Resume buzzwords to avoid (and what to write instead)

Buzzwords don't just waste space — they actively signal that a resume was written on autopilot. Every cliché you remove makes the specific things you write more visible.

Most resume buzzwords share the same problem: they describe how you want to be perceived rather than what you've actually done. "Results-driven" tells a recruiter nothing. "Increased conversion rate by 28%" tells them everything.

This guide covers the most overused resume words and phrases — and gives you a concrete replacement for each one.

The most overused resume buzzwords

LinkedIn has published research on the most overused resume words every year for over a decade. The same words keep appearing, which means the problem is widespread — and avoiding them is a real differentiator.

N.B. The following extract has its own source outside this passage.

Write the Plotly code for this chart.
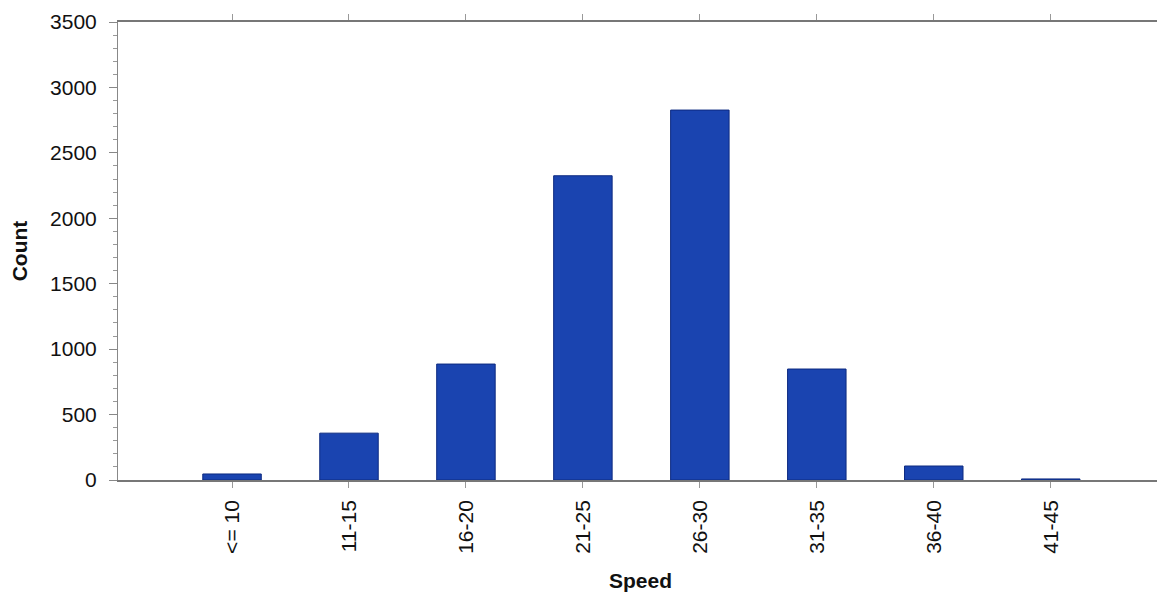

"Hardworking" / "Hard worker"

Why it fails: Everyone claims to be a hard worker. It's the bare minimum expectation of employment, not an achievement.

Replace with: An example that demonstrates work ethic. "Delivered full redesign of payment system in 3 weeks under tight deadline" shows hard work without saying it.


"Passionate"

Why it fails: Hiring managers have become immune to this word. It communicates emotion but zero substance.

Replace with: Something specific about what you've built or done in this area. "Built 3 personal projects in React to deepen frontend skills outside of work hours" shows passion through action.


"Results-driven"

Why it fails: Every professional should be results-driven. Claiming it without evidence is the opposite of results-driven.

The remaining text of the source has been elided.